Exercise directions: Exactly as written, please set down all of the entries again, with no pictures.
=======
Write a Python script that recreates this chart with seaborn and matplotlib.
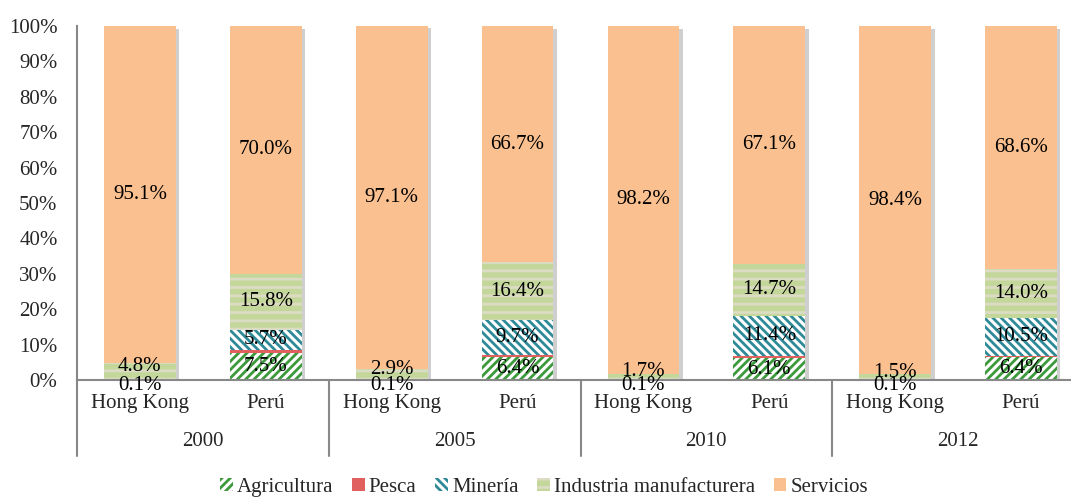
import matplotlib
matplotlib.use("Agg")
import matplotlib.pyplot as plt
import matplotlib.patheffects as pe
from matplotlib.patches import Patch
import matplotlib.transforms as mtransforms
import numpy as np
import pandas as pd
import seaborn as sns

# ---- data (% of GDP by sector) ----
years = ["2000", "2005", "2010", "2012"]
countries = ["Hong Kong", "Perú"]
agricultura = [0.1, 7.5, 0.1, 6.4, 0.1, 6.1, 0.1, 6.4]
pesca = [0.0, 1.0, 0.0, 0.8, 0.0, 0.7, 0.0, 0.5]
mineria = [0.0, 5.7, 0.0, 9.7, 0.0, 11.4, 0.0, 10.5]
industria = [4.8, 15.8, 2.9, 16.4, 1.7, 14.7, 1.5, 14.0]
servicios = [95.1, 70.0, 97.1, 66.7, 98.2, 67.1, 98.4, 68.6]

sectors = ["Agricultura", "Pesca", "Minería", "Industria manufacturera", "Servicios"]
values = [agricultura, pesca, mineria, industria, servicios]
styles = {
    "Agricultura": dict(facecolor="white", edgecolor="#3c9a3c", hatch="////"),
    "Pesca": dict(facecolor="#e06060", edgecolor="#e06060", hatch=None),
    "Minería": dict(facecolor="white", edgecolor="#2f8a98", hatch="\\\\\\\\"),
    "Industria manufacturera": dict(facecolor="#c4d79b", edgecolor="#dcdcc4", hatch="--"),
    "Servicios": dict(facecolor="#fac090", edgecolor="#fac090", hatch=None),
}

cats = [f"{c} {y}" for y in years for c in countries]
df = pd.DataFrame({"cat": cats})
for s, v in zip(sectors, values):
    df[s] = v
cum = df[sectors].cumsum(axis=1)

FS = 15

sns.set_theme(style="white")
plt.rcParams["font.family"] = ["Liberation Serif", "DejaVu Serif"]
plt.rcParams["hatch.linewidth"] = 2.0

fig = plt.figure(figsize=(10.71, 4.98), dpi=100)
ax = fig.add_axes([77 / 1071, 118 / 498, 1007 / 1071, 354 / 498])

# draw cumulative bars from the top layer down so each covers the previous
for i, s in enumerate(reversed(sectors)):
    st = styles[s]
    sns.barplot(x=df["cat"], y=cum[s], order=cats, ax=ax, width=0.57,
                saturation=1, errorbar=None, color=st["facecolor"],
                edgecolor=st["edgecolor"], hatch=st["hatch"], linewidth=0)
    n = len(cats)
    for p in ax.patches[-n:]:
        p.set_facecolor(st["facecolor"])
        p.set_edgecolor(st["edgecolor"])
        if i == 0:
            p.set_path_effects([pe.SimplePatchShadow(offset=(2.5, -2), shadow_rgbFace="#777777", alpha=0.35),
                                pe.Normal()])

# data labels
for j in range(len(cats)):
    bottom = 0.0
    for s, v in zip(sectors, values):
        val = v[j]
        if s != "Pesca" and val > 0:
            yc = bottom + val / 2
            if val < 0.5:
                yc -= 1.6   # tiny segment: label sits on the axis
            elif val < 5:
                yc += 1.4   # small segment: label raised like the original
            ax.text(j, yc, f"{val:.1f}%", ha="center", va="center",
                    fontsize=FS, color="black")
        bottom += val

ax.set_ylim(0, 100)
ax.set_xlim(-0.5, len(cats) - 0.5)
ax.set_yticks(np.arange(0, 101, 10))
ax.set_yticklabels([f"{t}%" for t in range(0, 101, 10)], fontsize=FS)
ax.set_xticks(range(len(cats)))
ax.set_xticklabels(countries * len(years), fontsize=FS)
ax.tick_params(axis="both", length=0)
ax.tick_params(axis="y", pad=14)
ax.tick_params(axis="x", pad=10)
ax.set_xlabel("")
ax.set_ylabel("")

for sp in ["top", "right"]:
    ax.spines[sp].set_visible(False)
for sp in ["left", "bottom"]:
    ax.spines[sp].set_color("#888888")
    ax.spines[sp].set_linewidth(1.5)

# year labels and separators under the axis
trans = mtransforms.blended_transform_factory(ax.transData, ax.transAxes)
for k, y in enumerate(years):
    ax.text(2 * k + 0.5, -0.175, y, transform=trans, ha="center", va="center", fontsize=FS)
for xs in np.arange(-0.5, len(cats), 2):
    ax.plot([xs, xs], [0, -0.215], transform=trans, color="#888888", lw=1.5, clip_on=False)

handles = [Patch(facecolor=styles[s]["facecolor"], edgecolor=styles[s]["edgecolor"],
                 hatch=styles[s]["hatch"], linewidth=0, label=s) for s in sectors]
fig.legend(handles=handles, loc="center", bbox_to_anchor=(0.508, 0.022), ncol=5,
           frameon=False, fontsize=FS, handlelength=0.6, handleheight=0.6,
           handletextpad=0.2, columnspacing=0.9)

fig.savefig("out.png", dpi=100)
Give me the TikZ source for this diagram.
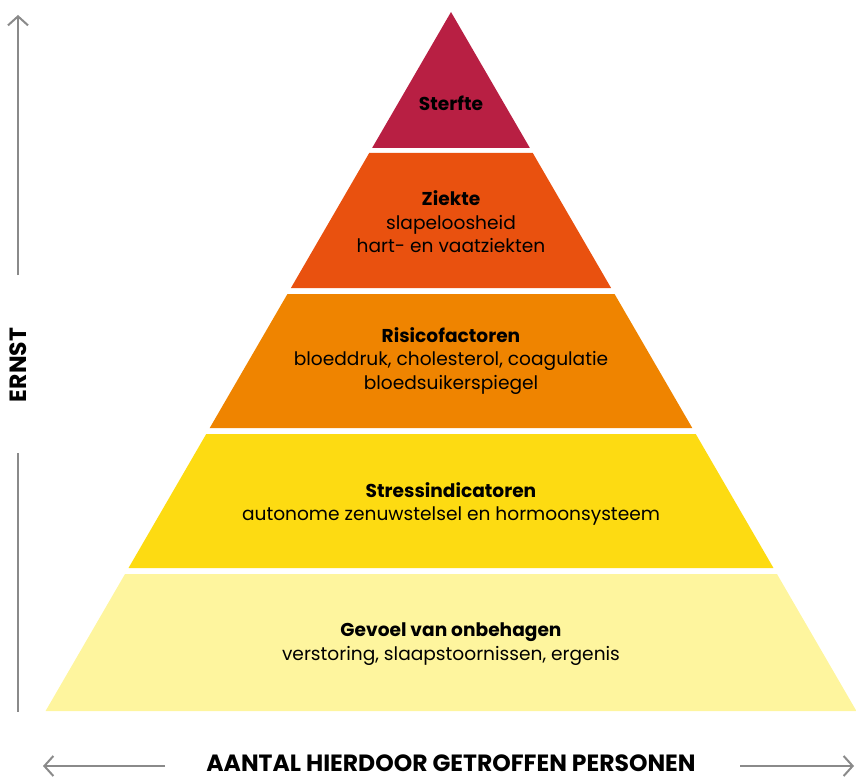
=======
Problem solution:
Write a Python script that recreates this chart with seaborn and matplotlib.
import matplotlib
matplotlib.use("Agg")
import matplotlib.pyplot as plt
import matplotlib.patheffects as pe
from matplotlib.patches import Patch
import matplotlib.transforms as mtransforms
import numpy as np
import pandas as pd
import seaborn as sns

# ---- data (% of GDP by sector) ----
years = ["2000", "2005", "2010", "2012"]
countries = ["Hong Kong", "Perú"]
agricultura = [0.1, 7.5, 0.1, 6.4, 0.1, 6.1, 0.1, 6.4]
pesca = [0.0, 1.0, 0.0, 0.8, 0.0, 0.7, 0.0, 0.5]
mineria = [0.0, 5.7, 0.0, 9.7, 0.0, 11.4, 0.0, 10.5]
industria = [4.8, 15.8, 2.9, 16.4, 1.7, 14.7, 1.5, 14.0]
servicios = [95.1, 70.0, 97.1, 66.7, 98.2, 67.1, 98.4, 68.6]

sectors = ["Agricultura", "Pesca", "Minería", "Industria manufacturera", "Servicios"]
values = [agricultura, pesca, mineria, industria, servicios]
styles = {
    "Agricultura": dict(facecolor="white", edgecolor="#3c9a3c", hatch="////"),
    "Pesca": dict(facecolor="#e06060", edgecolor="#e06060", hatch=None),
    "Minería": dict(facecolor="white", edgecolor="#2f8a98", hatch="\\\\\\\\"),
    "Industria manufacturera": dict(facecolor="#c4d79b", edgecolor="#dcdcc4", hatch="--"),
    "Servicios": dict(facecolor="#fac090", edgecolor="#fac090", hatch=None),
}

cats = [f"{c} {y}" for y in years for c in countries]
df = pd.DataFrame({"cat": cats})
for s, v in zip(sectors, values):
    df[s] = v
cum = df[sectors].cumsum(axis=1)

FS = 15

sns.set_theme(style="white")
plt.rcParams["font.family"] = ["Liberation Serif", "DejaVu Serif"]
plt.rcParams["hatch.linewidth"] = 2.0

fig = plt.figure(figsize=(10.71, 4.98), dpi=100)
ax = fig.add_axes([77 / 1071, 118 / 498, 1007 / 1071, 354 / 498])

# draw cumulative bars from the top layer down so each covers the previous
for i, s in enumerate(reversed(sectors)):
    st = styles[s]
    sns.barplot(x=df["cat"], y=cum[s], order=cats, ax=ax, width=0.57,
                saturation=1, errorbar=None, color=st["facecolor"],
                edgecolor=st["edgecolor"], hatch=st["hatch"], linewidth=0)
    n = len(cats)
    for p in ax.patches[-n:]:
        p.set_facecolor(st["facecolor"])
        p.set_edgecolor(st["edgecolor"])
        if i == 0:
            p.set_path_effects([pe.SimplePatchShadow(offset=(2.5, -2), shadow_rgbFace="#777777", alpha=0.35),
                                pe.Normal()])

# data labels
for j in range(len(cats)):
    bottom = 0.0
    for s, v in zip(sectors, values):
        val = v[j]
        if s != "Pesca" and val > 0:
            yc = bottom + val / 2
            if val < 0.5:
                yc -= 1.6   # tiny segment: label sits on the axis
            elif val < 5:
                yc += 1.4   # small segment: label raised like the original
            ax.text(j, yc, f"{val:.1f}%", ha="center", va="center",
                    fontsize=FS, color="black")
        bottom += val

ax.set_ylim(0, 100)
ax.set_xlim(-0.5, len(cats) - 0.5)
ax.set_yticks(np.arange(0, 101, 10))
ax.set_yticklabels([f"{t}%" for t in range(0, 101, 10)], fontsize=FS)
ax.set_xticks(range(len(cats)))
ax.set_xticklabels(countries * len(years), fontsize=FS)
ax.tick_params(axis="both", length=0)
ax.tick_params(axis="y", pad=14)
ax.tick_params(axis="x", pad=10)
ax.set_xlabel("")
ax.set_ylabel("")

for sp in ["top", "right"]:
    ax.spines[sp].set_visible(False)
for sp in ["left", "bottom"]:
    ax.spines[sp].set_color("#888888")
    ax.spines[sp].set_linewidth(1.5)

# year labels and separators under the axis
trans = mtransforms.blended_transform_factory(ax.transData, ax.transAxes)
for k, y in enumerate(years):
    ax.text(2 * k + 0.5, -0.175, y, transform=trans, ha="center", va="center", fontsize=FS)
for xs in np.arange(-0.5, len(cats), 2):
    ax.plot([xs, xs], [0, -0.215], transform=trans, color="#888888", lw=1.5, clip_on=False)

handles = [Patch(facecolor=styles[s]["facecolor"], edgecolor=styles[s]["edgecolor"],
                 hatch=styles[s]["hatch"], linewidth=0, label=s) for s in sectors]
fig.legend(handles=handles, loc="center", bbox_to_anchor=(0.508, 0.022), ncol=5,
           frameon=False, fontsize=FS, handlelength=0.6, handleheight=0.6,
           handletextpad=0.2, columnspacing=0.9)

fig.savefig("out.png", dpi=100)
Give me the TikZ source for this diagram.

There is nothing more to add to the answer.